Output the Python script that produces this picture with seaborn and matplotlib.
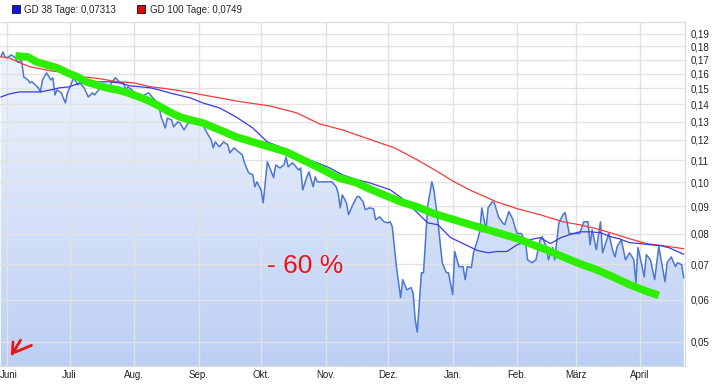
import numpy as np
import pandas as pd
import matplotlib
matplotlib.use("Agg")
import matplotlib.pyplot as plt
import seaborn as sns
from matplotlib.colors import LinearSegmentedColormap
from matplotlib.lines import Line2D
from matplotlib.ticker import FixedLocator, NullLocator
from matplotlib.transforms import ScaledTranslation

# --- data (days counted from 1 June) ---
start = pd.Timestamp("2022-06-01")

kurs_tage = [-3, -2, -1, 0, 2, 4, 5, 7, 8, 10, 11, 12, 15, 16, 17, 19, 21, 22, 23, 24,
             26, 28, 29, 31, 32, 34, 35, 37, 39, 41, 42, 44, 46, 47, 49, 50, 52, 54, 56, 57,
             58, 60, 61, 63, 65, 66, 68, 70, 71, 73, 74, 76, 77, 79, 80, 82, 83, 85, 87, 89,
             91, 94, 96, 98, 99, 100, 102, 104, 106, 107, 109, 110, 113, 114, 116, 118, 119, 120, 122, 123,
             125, 126, 128, 129, 131, 133, 134, 135, 137, 138, 140, 141, 142, 144, 145, 147, 148, 149, 151, 154,
             156, 158, 159, 160, 161, 163, 164, 166, 168, 169, 171, 172, 174, 176, 177, 179, 181, 183, 184, 185,
             187, 189, 190, 192, 194, 195, 196, 197, 199, 200, 202, 204, 205, 207, 209, 211, 212, 214, 215, 217,
             219, 220, 221, 223, 224, 226, 227, 228, 230, 231, 233, 234, 236, 238, 239, 241, 243, 244, 245, 247,
             249, 250, 252, 254, 256, 257, 259, 260, 262, 263, 265, 267, 268, 270, 273, 275, 277, 279, 280, 281,
             283, 285, 286, 289, 291, 292, 293, 295, 297, 299, 301, 302, 303, 305, 306, 307, 309, 311, 313, 315,
             316, 317, 319, 321, 322, 324, 325]
kurs = [0.1720, 0.1757, 0.1720, 0.1713, 0.1735, 0.1713, 0.1684, 0.1691, 0.1577, 0.1557,
        0.1537, 0.1544, 0.1504, 0.1478, 0.1557, 0.1605, 0.1557, 0.1571, 0.1459, 0.1491,
        0.1472, 0.1409, 0.1472, 0.1537, 0.1571, 0.1524, 0.1537, 0.1504, 0.1446, 0.1472,
        0.1459, 0.1491, 0.1511, 0.1504, 0.1491, 0.1537, 0.1571, 0.1544, 0.1537, 0.1491,
        0.1511, 0.1491, 0.1459, 0.1440, 0.1446, 0.1459, 0.1472, 0.1440, 0.1428, 0.1385,
        0.1326, 0.1264, 0.1320, 0.1309, 0.1270, 0.1298, 0.1292, 0.1254, 0.1292, 0.1309,
        0.1292, 0.1281, 0.1238, 0.1201, 0.1160, 0.1190, 0.1165, 0.1190, 0.1175, 0.1135,
        0.1160, 0.1150, 0.1125, 0.1087, 0.1041, 0.1032, 0.0980, 0.1001, 0.0967, 0.0914,
        0.1092, 0.1068, 0.1019, 0.1077, 0.1063, 0.1077, 0.1115, 0.1068, 0.1087, 0.1077,
        0.1054, 0.1063, 0.0967, 0.1023, 0.1045, 0.0980, 0.1023, 0.1001, 0.1001, 0.1001,
        0.1001, 0.0980, 0.0954, 0.0894, 0.0946, 0.0914, 0.0868, 0.0906, 0.0938, 0.0940,
        0.0918, 0.0887, 0.0894, 0.0891, 0.0849, 0.0860, 0.0842, 0.0838, 0.0842, 0.0824,
        0.0693, 0.0606, 0.0655, 0.0627, 0.0633, 0.0619, 0.0551, 0.0522, 0.0675, 0.0675,
        0.0902, 0.1001, 0.0967, 0.0838, 0.0705, 0.0675, 0.0675, 0.0614, 0.0740, 0.0693,
        0.0693, 0.0655, 0.0693, 0.0690, 0.0736, 0.0779, 0.0806, 0.0894, 0.0813, 0.0894,
        0.0918, 0.0914, 0.0860, 0.0838, 0.0831, 0.0880, 0.0849, 0.0820, 0.0800, 0.0800,
        0.0772, 0.0714, 0.0705, 0.0714, 0.0779, 0.0789, 0.0756, 0.0714, 0.0753, 0.0714,
        0.0838, 0.0868, 0.0876, 0.0800, 0.0800, 0.0800, 0.0842, 0.0842, 0.0762, 0.0813,
        0.0746, 0.0842, 0.0736, 0.0800, 0.0740, 0.0723, 0.0756, 0.0779, 0.0714, 0.0736,
        0.0714, 0.0647, 0.0753, 0.0693, 0.0663, 0.0730, 0.0714, 0.0655, 0.0756, 0.0684,
        0.0649, 0.0705, 0.0723, 0.0693, 0.0705, 0.0699, 0.0660]

gd38_tage = [-3, 1, 6, 11, 16, 21, 25, 30, 35, 40, 45, 49, 54, 59, 64, 69, 73, 78, 88, 94,
             102, 110, 118, 125, 131, 136, 142, 149, 155, 161, 168, 174, 184, 190, 197, 202, 207, 213, 219, 226,
             231, 235, 240, 245, 251, 256, 261, 266, 270, 275, 280, 285, 290, 294, 299, 304, 309, 314, 318, 325]
gd38 = [0.1446, 0.1465, 0.1478, 0.1478, 0.1478, 0.1491, 0.1504, 0.1511, 0.1537, 0.1544,
        0.1544, 0.1544, 0.1537, 0.1517, 0.1511, 0.1504, 0.1491, 0.1472, 0.1440, 0.1409,
        0.1379, 0.1326, 0.1264, 0.1190, 0.1165, 0.1140, 0.1110, 0.1087, 0.1063, 0.1032,
        0.1010, 0.0997, 0.0967, 0.0930, 0.0876, 0.0838, 0.0831, 0.0786, 0.0766, 0.0743,
        0.0736, 0.0740, 0.0740, 0.0762, 0.0779, 0.0786, 0.0766, 0.0786, 0.0796, 0.0806,
        0.0806, 0.0803, 0.0789, 0.0782, 0.0769, 0.0766, 0.0762, 0.0759, 0.0752, 0.07313]

gd100_tage = [-3, 1, 6, 11, 16, 21, 29, 37, 45, 53, 61, 69, 77, 83, 94, 110, 126, 139, 150, 161,
              171, 186, 197, 207, 214, 222, 235, 245, 256, 261, 267, 275, 283, 291, 299, 307, 315, 325]
gd100 = [0.1720, 0.1713, 0.1677, 0.1648, 0.1634, 0.1619, 0.1605, 0.1577, 0.1564, 0.1544,
         0.1537, 0.1511, 0.1498, 0.1485, 0.1459, 0.1421, 0.1391, 0.1350, 0.1287, 0.1254,
         0.1215, 0.1160, 0.1101, 0.1045, 0.1005, 0.0967, 0.0918, 0.0891, 0.0868, 0.0856,
         0.0842, 0.0831, 0.0817, 0.0800, 0.0782, 0.0766, 0.0759, 0.0749]

# hand-drawn green trend line
trend_tage = [4, 10, 14, 19, 24, 29, 34, 38, 43, 48, 53, 58, 62, 67, 72, 78, 83, 88, 94, 102,
              110, 118, 126, 134, 142, 150, 159, 168, 173, 181, 189, 197, 205, 213, 221, 229, 237, 245, 256, 259,
              267, 275, 283, 291, 299, 307, 313]
trend = [0.1728, 0.1720, 0.1684, 0.1662, 0.1641, 0.1605, 0.1577, 0.1544, 0.1524, 0.1504,
         0.1491, 0.1472, 0.1453, 0.1428, 0.1397, 0.1355, 0.1326, 0.1309, 0.1292, 0.1254,
         0.1216, 0.1190, 0.1165, 0.1140, 0.1101, 0.1063, 0.1019, 0.0997, 0.0975, 0.0946,
         0.0918, 0.0898, 0.0872, 0.0853, 0.0835, 0.0817, 0.0800, 0.0783, 0.0753, 0.0746,
         0.0723, 0.0702, 0.0684, 0.0663, 0.0641, 0.0623, 0.0612]

monate = ["Juni", "Juli", "Aug.", "Sep.", "Okt.", "Nov.", "Dez.", "Jan.", "Feb.", "März", "April"]
monat_start = pd.date_range("2022-06-01", periods=11, freq="MS")
y_ticks = [0.05, 0.06, 0.07, 0.08, 0.09, 0.10, 0.11, 0.12, 0.13, 0.14, 0.15, 0.16, 0.17, 0.18, 0.19]
legende = ["GD 38 Tage: 0,07313", "GD 100 Tage: 0,0749"]


def to_dates(tage):
    return start + pd.to_timedelta(tage, unit="D")


df_kurs = pd.DataFrame({"datum": to_dates(kurs_tage), "wert": kurs})
df_gd38 = pd.DataFrame({"datum": to_dates(gd38_tage), "wert": gd38})
df_gd100 = pd.DataFrame({"datum": to_dates(gd100_tage), "wert": gd100})
df_trend = pd.DataFrame({"datum": to_dates(trend_tage), "wert": trend})

sns.set_style("white")
plt.rcParams["font.family"] = ["Liberation Sans", "DejaVu Sans"]

fig = plt.figure(figsize=(7.17, 3.88), dpi=100)
ax = fig.add_axes([0.0, 0.0567, 0.9554, 0.8866])
ax.set_yscale("log")
x0 = start - pd.Timedelta(days=3.4)
x1 = start + pd.Timedelta(days=325.6)
ymin, ymax = 0.04506, 0.2001
ax.set_xlim(x0, x1)
ax.set_ylim(ymin, ymax)

# gradient area under the price
poly = ax.fill_between(df_kurs["datum"], df_kurs["wert"], ymin, color="none", lw=0)
cmap = LinearSegmentedColormap.from_list("blau", ["#bccff4", "#f5f8fe"])
grad = np.linspace(0, 1, 256).reshape(-1, 1)
im = ax.imshow(grad, extent=[0, 1, 0, 1], transform=ax.transAxes, origin="lower",
               aspect="auto", cmap=cmap, zorder=0.5)
im.set_clip_path(poly.get_paths()[0], transform=ax.transData)

sns.lineplot(data=df_kurs, x="datum", y="wert", ax=ax, color="#4a77d0", lw=1.1,
             estimator=None, sort=False, zorder=3)
sns.lineplot(data=df_gd100, x="datum", y="wert", ax=ax, color="#f23a3a", lw=0.9,
             estimator=None, sort=False, zorder=4)
sns.lineplot(data=df_gd38, x="datum", y="wert", ax=ax, color="#3a3ae6", lw=0.9,
             estimator=None, sort=False, zorder=4)
sns.lineplot(data=df_trend, x="datum", y="wert", ax=ax, color="#2cef00", lw=5.5,
             estimator=None, sort=False, zorder=5, solid_capstyle="butt")

# axes styling
ax.yaxis.tick_right()
ax.yaxis.set_major_locator(FixedLocator(y_ticks))
ax.yaxis.set_minor_locator(NullLocator())
ax.set_yticklabels([f"{v:.2f}".replace(".", ",") for v in y_ticks])
ax.set_xticks(monat_start)
ax.set_xticklabels(monate)
ax.tick_params(axis="both", length=0, labelsize=7, colors="#222222", pad=3)
ax.tick_params(axis="y", pad=4)
for lab in ax.get_xticklabels():
    lab.set_family(["Liberation Sans Narrow", "Liberation Sans"])
# first month label sits at the very left edge
erste = ax.get_xticklabels()[0]
erste.set_ha("left")
erste.set_transform(erste.get_transform() + ScaledTranslation(-0.07, 0, fig.dpi_scale_trans))
ax.grid(True, color="#e2e2e2", lw=1)
ax.set_axisbelow(True)
ax.set_xlabel("")
ax.set_ylabel("")
for s in ["top", "right", "bottom"]:
    ax.spines[s].set_color("#dddddd")
    ax.spines[s].set_linewidth(1)
ax.spines["left"].set_visible(False)

# legend
handles = [Line2D([], [], ls="", marker="s", ms=6, mfc="#1414e6", mec="#222222", mew=0.7),
           Line2D([], [], ls="", marker="s", ms=6, mfc="#e60000", mec="#222222", mew=0.7)]
fig.legend(handles, legende, loc="upper left", bbox_to_anchor=(0.004, 1.01), ncol=2,
           frameon=False, fontsize=7, handlelength=0.8, handletextpad=0.5, columnspacing=2.2)

# handwritten notes
ax.text(0.445, 0.29, "- 60 %", transform=ax.transAxes, color="#e8141c",
        fontsize=19, ha="center", va="center", zorder=6)
ax.plot([0.019, 0.018, 0.030], [0.070, 0.035, 0.075], transform=ax.transAxes,
        color="#e8141c", lw=2, zorder=6)
ax.plot([0.022, 0.046], [0.040, 0.060], transform=ax.transAxes, color="#e8141c", lw=2, zorder=6)

fig.savefig("out.png", dpi=100)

──────────

Write out nothing but the lines from the start of the data through the line with "from matplotlib.transforms import". Leave out the pictures.

Output the Python script that produces this picture with seaborn and matplotlib.
import numpy as np
import pandas as pd
import matplotlib
matplotlib.use("Agg")
import matplotlib.pyplot as plt
import seaborn as sns
from matplotlib.colors import LinearSegmentedColormap
from matplotlib.lines import Line2D
from matplotlib.ticker import FixedLocator, NullLocator
from matplotlib.transforms import ScaledTranslation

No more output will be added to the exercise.